Never assign Storage role to Log processes

Is there an approach to prevent FoundationDB from ever assigning a storage role to log processes?
According to the Roles / Classes matrix and Locality.cpp, the storage role is defined as WorstFit for Log processes. For our case, it would be preferable to define it as NeverAssign, as assigning a storage role to a log process is likely to render the cluster unavailable.

Context:
We have recently, twice, experienced log processes being assigned the storage role when excluding storage processes. The log processes run on smaller disks compared to the storage processes (64GB vs 1TB).
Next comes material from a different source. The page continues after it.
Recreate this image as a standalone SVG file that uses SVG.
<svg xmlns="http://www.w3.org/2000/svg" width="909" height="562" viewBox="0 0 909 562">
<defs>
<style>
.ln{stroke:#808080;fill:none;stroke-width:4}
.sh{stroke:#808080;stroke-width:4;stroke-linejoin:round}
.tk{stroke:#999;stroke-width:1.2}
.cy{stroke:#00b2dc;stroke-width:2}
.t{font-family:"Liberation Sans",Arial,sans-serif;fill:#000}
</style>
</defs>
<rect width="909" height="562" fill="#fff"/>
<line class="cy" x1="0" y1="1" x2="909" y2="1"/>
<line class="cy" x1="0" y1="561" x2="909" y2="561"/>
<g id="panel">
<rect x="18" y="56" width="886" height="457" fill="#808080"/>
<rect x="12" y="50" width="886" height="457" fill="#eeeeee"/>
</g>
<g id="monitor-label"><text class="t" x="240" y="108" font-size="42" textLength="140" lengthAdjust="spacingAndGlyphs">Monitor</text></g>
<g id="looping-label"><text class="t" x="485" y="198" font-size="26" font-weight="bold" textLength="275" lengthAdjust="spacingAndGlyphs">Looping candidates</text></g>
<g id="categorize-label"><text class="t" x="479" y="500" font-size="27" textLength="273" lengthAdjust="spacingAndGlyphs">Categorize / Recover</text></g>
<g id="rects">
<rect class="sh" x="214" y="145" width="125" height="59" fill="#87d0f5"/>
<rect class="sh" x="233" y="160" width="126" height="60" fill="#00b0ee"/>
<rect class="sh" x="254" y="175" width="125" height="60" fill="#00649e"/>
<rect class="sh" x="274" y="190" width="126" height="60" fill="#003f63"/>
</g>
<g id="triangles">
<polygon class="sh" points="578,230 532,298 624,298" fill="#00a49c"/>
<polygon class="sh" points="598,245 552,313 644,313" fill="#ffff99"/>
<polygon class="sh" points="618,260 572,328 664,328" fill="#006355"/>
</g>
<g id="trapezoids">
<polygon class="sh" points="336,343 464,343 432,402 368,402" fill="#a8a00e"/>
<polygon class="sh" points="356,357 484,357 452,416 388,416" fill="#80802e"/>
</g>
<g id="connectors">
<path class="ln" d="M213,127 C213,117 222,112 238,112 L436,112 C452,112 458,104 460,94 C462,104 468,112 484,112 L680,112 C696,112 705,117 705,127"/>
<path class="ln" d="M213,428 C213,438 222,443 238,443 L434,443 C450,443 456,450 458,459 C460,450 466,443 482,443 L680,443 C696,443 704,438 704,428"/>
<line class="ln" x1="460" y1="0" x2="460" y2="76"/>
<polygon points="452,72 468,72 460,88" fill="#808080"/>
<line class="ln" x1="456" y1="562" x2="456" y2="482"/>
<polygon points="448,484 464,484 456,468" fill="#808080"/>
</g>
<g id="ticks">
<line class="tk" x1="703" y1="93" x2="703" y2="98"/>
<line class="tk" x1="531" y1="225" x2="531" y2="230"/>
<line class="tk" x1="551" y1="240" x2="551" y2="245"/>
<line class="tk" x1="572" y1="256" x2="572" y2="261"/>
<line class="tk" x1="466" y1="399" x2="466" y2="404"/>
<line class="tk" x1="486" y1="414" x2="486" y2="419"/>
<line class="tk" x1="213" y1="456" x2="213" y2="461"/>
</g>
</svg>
Both times the FoundationDB cluster became effectively unavailable, as the disks of the log processes became full during data rebalancing.

In each case the cluster was healthy and fully replicated (triple redundancy), and one or more exclusion(s) of storage processes, either due to replacement or shrinking, caused the FoundationDB cluster to assign storage roles to log processes.
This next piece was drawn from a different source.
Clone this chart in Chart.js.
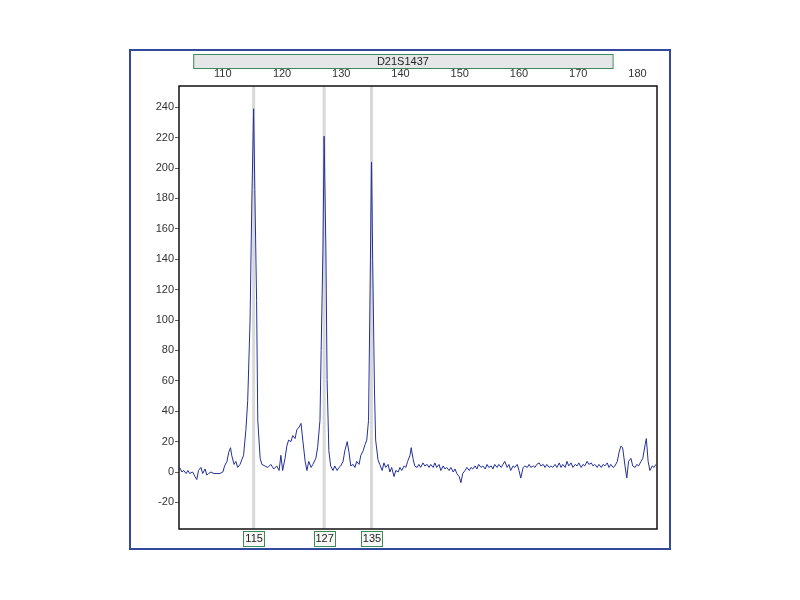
<!DOCTYPE html>
<html>
<head>
<meta charset="utf-8">
<script src="https://cdn.jsdelivr.net/npm/chart.js@4"></script>
<style>
  html, body { margin: 0; padding: 0; background: #fff; }
  #wrap { position: relative; width: 800px; height: 600px; }
  #frame { position: absolute; left: 129px; top: 49px; width: 542px; height: 501px;
           box-sizing: border-box; border: 2px solid #34499c; pointer-events: none; }
  canvas { position: absolute; left: 0; top: 0; }
</style>
</head>
<body>
<div id="wrap">
  <canvas id="traceChart" width="800" height="600"></canvas>
  <div id="frame"></div>
</div>
<script>
// --- Data ---
const markerName = 'D21S1437';
const binStart = 105;     // grey marker bar range (bp)
const binEnd = 175.8;

const xTicks = [110, 120, 130, 140, 150, 160, 170, 180];
const yTicks = [-20, 0, 20, 40, 60, 80, 100, 120, 140, 160, 180, 200, 220, 240];

const alleleSize = [115.2, 127.1, 135.1];
const alleleLabel = ['115', '127', '135'];

// size (bp) and signal (RFU) of the blue trace
const sizeBp = [
  102.7, 103.1, 103.4, 103.8, 104.1, 104.4, 104.9, 105.3, 105.6, 105.9,
  106.3, 106.6, 107.0, 107.3, 107.6, 108.0, 108.5, 109.0, 109.5, 110.0,
  110.3, 110.7, 111.0, 111.3, 111.5, 111.9, 112.2, 112.5, 112.9, 113.2,
  113.5, 113.9, 114.2, 114.6, 114.9, 115.2, 115.4, 115.7, 115.9, 116.3,
  116.6, 117.1, 117.6, 118.1, 118.6, 119.1, 119.5, 119.8, 120.1, 120.5,
  120.8, 121.1, 121.5, 121.8, 122.2, 122.5, 122.8, 123.2, 123.5, 123.9,
  124.2, 124.5, 124.9, 125.2, 125.7, 126.0, 126.4, 126.6, 126.9, 127.1,
  127.4, 127.6, 127.9, 128.2, 128.6, 128.9, 129.3, 129.6, 129.9, 130.3,
  130.6, 131.0, 131.3, 131.6, 132.0, 132.3, 132.6, 133.0, 133.3, 133.7,
  134.0, 134.3, 134.6, 134.8, 135.1, 135.3, 135.6, 135.8, 136.2, 136.5,
  136.9, 137.2, 137.5, 137.9, 138.2, 138.5, 138.9, 139.2, 139.6, 139.9,
  140.2, 140.6, 140.9, 141.2, 141.6, 141.8, 142.1, 142.4, 142.8, 143.1,
  143.4, 143.8, 144.1, 144.5, 144.8, 145.1, 145.5, 145.8, 146.1, 146.5,
  146.8, 147.2, 147.5, 147.8, 148.2, 148.5, 148.9, 149.2, 149.5, 149.9,
  150.2, 150.5, 150.9, 151.2, 151.6, 151.9, 152.2, 152.6, 152.9, 153.2,
  153.6, 153.9, 154.3, 154.6, 154.9, 155.3, 155.6, 155.9, 156.3, 156.6,
  157.0, 157.3, 157.6, 158.0, 158.3, 158.6, 159.0, 159.3, 159.7, 160.0,
  160.3, 160.7, 161.0, 161.4, 161.7, 162.0, 162.4, 162.7, 163.0, 163.4,
  163.7, 164.1, 164.4, 164.7, 165.1, 165.4, 165.7, 166.1, 166.4, 166.8,
  167.1, 167.4, 167.8, 168.1, 168.4, 168.8, 169.1, 169.5, 169.8, 170.1,
  170.5, 170.8, 171.1, 171.5, 171.8, 172.2, 172.5, 172.8, 173.2, 173.5,
  173.9, 174.2, 174.5, 174.9, 175.2, 175.5, 175.9, 176.2, 176.6, 176.9,
  177.2, 177.5, 177.9, 178.2, 178.5, 178.9, 179.2, 179.6, 179.9, 180.2,
  180.6, 180.9, 181.3, 181.5, 181.8, 182.1, 182.5, 182.8, 183.1
];
const rfu = [
  3, 0, 1, -1, 1, -1, 0, -3, -5, 1,
  3, -1, 2, -2, -1, 0, -1, -1, -1, 0,
  4, 7, 13, 16, 11, 5, 7, 3, 5, 8,
  11, 28, 47, 100, 179, 239, 186, 113, 34, 9,
  5, 4, 3, 5, 2, 4, 1, 11, 1, 9,
  17, 21, 20, 24, 22, 28, 29, 32, 21, 7,
  1, 7, 3, 5, 9, 16, 34, 80, 146, 221,
  146, 61, 14, 4, 1, 4, 1, 3, 4, 7,
  14, 20, 13, 4, 5, 3, 7, 5, 11, 14,
  18, 21, 34, 100, 204, 139, 54, 21, 8, 5,
  1, 6, 3, 5, 0, 3, -3, 1, 0, 3,
  1, 4, 3, 7, 11, 16, 9, 4, 3, 5,
  3, 6, 4, 5, 3, 5, 3, 6, 3, 5,
  1, 4, 2, 3, 1, 3, 0, 2, -1, -3,
  -7, -1, 1, 3, 1, 3, 2, 4, 2, 5,
  3, 4, 2, 5, 3, 4, 2, 5, 3, 5,
  3, 5, 7, 3, 5, 1, 4, 3, 5, 1,
  -4, 3, 4, 3, 5, 3, 4, 3, 5, 6,
  4, 5, 3, 5, 3, 4, 3, 5, 3, 6,
  3, 5, 3, 7, 4, 6, 3, 5, 4, 6,
  3, 5, 4, 7, 5, 6, 4, 5, 3, 5,
  3, 5, 4, 6, 3, 5, 3, 4, 7, 13,
  17, 16, 4, -4, 7, 9, 4, 3, 5, 4,
  7, 9, 18, 22, 7, 1, 4, 3, 5
];

const labelFont = { family: '"Liberation Sans", Arial, sans-serif', size: 11 };

// --- Markers, header bar and boxes drawn through the scales ---
const markerPlugin = {
  id: 'markerPlugin',
  beforeDatasetsDraw(chart) {
    const { ctx, chartArea, scales } = chart;
    ctx.save();
    ctx.strokeStyle = '#d9d9d9';
    ctx.lineWidth = 3;
    alleleSize.forEach(v => {
      const px = scales.x.getPixelForValue(v);
      ctx.beginPath();
      ctx.moveTo(px, chartArea.top);
      ctx.lineTo(px, chartArea.bottom);
      ctx.stroke();
    });
    ctx.restore();
  },
  afterDraw(chart) {
    const { ctx, chartArea, scales } = chart;
    ctx.save();
    // plot box
    ctx.strokeStyle = '#111';
    ctx.lineWidth = 1.5;
    ctx.strokeRect(chartArea.left, chartArea.top, chartArea.right - chartArea.left, chartArea.bottom - chartArea.top);

    // marker name bar
    const x0 = scales.x.getPixelForValue(binStart);
    const x1 = scales.x.getPixelForValue(binEnd);
    ctx.fillStyle = '#e6e6e8';
    ctx.fillRect(x0, 54, x1 - x0, 14);
    ctx.strokeStyle = '#3f8a5c';
    ctx.lineWidth = 1;
    ctx.strokeRect(x0 + 0.5, 54.5, x1 - x0, 14);
    ctx.fillStyle = '#222';
    ctx.font = '11px "Liberation Sans", Arial, sans-serif';
    ctx.textAlign = 'center';
    ctx.textBaseline = 'middle';
    ctx.fillText(markerName, (x0 + x1) / 2, 61.5);

    // allele call boxes
    alleleSize.forEach((v, i) => {
      const px = scales.x.getPixelForValue(v);
      const w = 21, h = 15;
      const top = chartArea.bottom + 1.5;
      ctx.fillStyle = '#f6f8f6';
      ctx.fillRect(px - w / 2, top, w, h);
      ctx.strokeStyle = '#3d8a55';
      ctx.strokeRect(Math.round(px - w / 2) + 0.5, Math.round(top) + 0.5, w, h);
      ctx.fillStyle = '#222';
      ctx.fillText(alleleLabel[i], px + 0.5, top + h / 2 + 1);
    });
    ctx.restore();
  }
};

const ctx = document.getElementById('traceChart').getContext('2d');
new Chart(ctx, {
  type: 'line',
  data: {
    datasets: [{
      data: sizeBp.map((s, i) => ({ x: s, y: rfu[i] })),
      borderColor: '#23309a',
      borderWidth: 1,
      pointRadius: 0,
      tension: 0,
      fill: false
    }]
  },
  options: {
    responsive: false,
    animation: false,
    layout: { padding: { left: 139, right: 143, top: 50, bottom: 71 } },
    plugins: { legend: { display: false }, tooltip: { enabled: false } },
    scales: {
      x: {
        type: 'linear',
        position: 'top',
        min: 102.6,
        max: 183.3,
        afterFit(scale) { scale.height = 36; },
        afterBuildTicks(scale) { scale.ticks = xTicks.map(v => ({ value: v })); },
        grid: { display: false, drawTicks: false },
        border: { display: false },
        ticks: { color: '#333', font: labelFont, padding: 5, maxRotation: 0 }
      },
      y: {
        min: -37.5,
        max: 254,
        afterFit(scale) { scale.width = 40; },
        afterBuildTicks(scale) { scale.ticks = yTicks.map(v => ({ value: v })); },
        grid: { drawOnChartArea: false, drawTicks: true, tickLength: 4, color: '#666' },
        border: { display: false },
        ticks: { color: '#333', font: labelFont, padding: 1 }
      }
    }
  },
  plugins: [markerPlugin]
});
</script>
</body>
</html>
We run FoundationDB on kubernetes through the fdb-kubernetes-operator: v1.28.1.
FoundationDB version: 7.1.43

Do you know why those log processes have the storage role assigned? And is the storage role removed after the excluded processes are removed? What fault domains does your setup use and how were the processes distributed at the time? Just wondering why FDB was choosing to use some log processes as storage processes.

I’ll try to answer as well as I can with the information I’ve collected so far.

Do you know why those log processes have the storage role assigned?

We see events related to this

<Event Severity="20" Time="1702069368.093155" DateTime="2023-12-08T21:02:48Z" Type="DDRecruitingEmergency" ID="cb30a25d47482259" Primary="1" ThreadID="10229846978395254337" Machine="10.115.13.206:4501" LogGroup="foundationdb-cluster" Roles="DD,MS,RK,RV" />
<Event Severity="20" Time="1702069368.291899" DateTime="2023-12-08T21:02:48Z" Type="RecruitStorageNotAvailable" ID="393d4a0abb4b842f" Error="no_more_servers" ErrorDescription="Not enough physical servers available" ErrorCode="1008" IsCriticalRecruitment="1" ThreadID="11583647727294248172" Machine="10.115.13.224:4501" LogGroup="foundationdb-cluster" Roles="CC,GP" />

Which seems to be caused by hasHealthyTeam (healthyTeamCount!=0) being false [source].
Theory: Without digging further into the code, I would assume a team is considered unhealthy when one of the processes are excluded. → If all teams have > 0 excluded processes, FoundationDB will start critical recruitment, adding storage roles to log processes.

What fault domains does your setup use and how were the processes distributed at the time?

In both cases we ran with a single pod (process) per machine (k8s node), with each machine being a fault domain. Triple redundancy.

First case:
3 storage processes. Replacing one storage process. One exclusion + one new storage process (new pod and machine) joining the cluster.

Second case:
30 storage processes. Scale down to 6 storage processes (through k8s operator). 24 exclusions.

And is the storage role removed after the excluded processes are removed?

We didn’t observe this as most of the excluded processes didn’t manage to empty their disk/storage before the log disks became full, i.e. they were never removed.